I know that Carolyn is a longtime Middle East peace activist. Until this week, I had no idea she had been a journalist, too. The death of reporter James Foley affected her personally, and I would have realized that if I'd known her background.
I learn something old every day.
Sure, there are new social media platforms to try out and techniques to learn. Scientists make new discoveries about what goes on inside the brain and outside the galaxy. New books come out and demand to be read. New pop phenomena spring up and dry out like summer lilies in the fall.
Often, though, it's the old stories we should listen to most urgently, and the old realities we should try to understand. The death of Michael Brown in Ferguson, Missouri at the hands of a police officer is this week's news, but it's a very old story.
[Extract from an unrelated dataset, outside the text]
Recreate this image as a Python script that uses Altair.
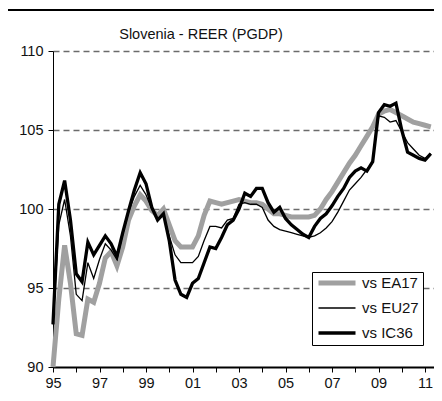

To understand it, we have to know about the history of Jim Crow, and of slavery. To evaluate the media coverage, we have to remember--or find out--how various white-owned media have covered racially marked stories, from the OJ Simpson trial to the Clarence Thomas hearings. We need to know black media covered them, too, and how that created a divide between our perceptions of what actually happened. (Just as important, we need to know what stories we haven't heard.)
Yes, that's a lot to find out. Yes, the quest to understand will never end. But if we are going to be able to look our neighbors in the face, let alone live and work together, we must learn something old every day. (And when I say "we," I start with myself.)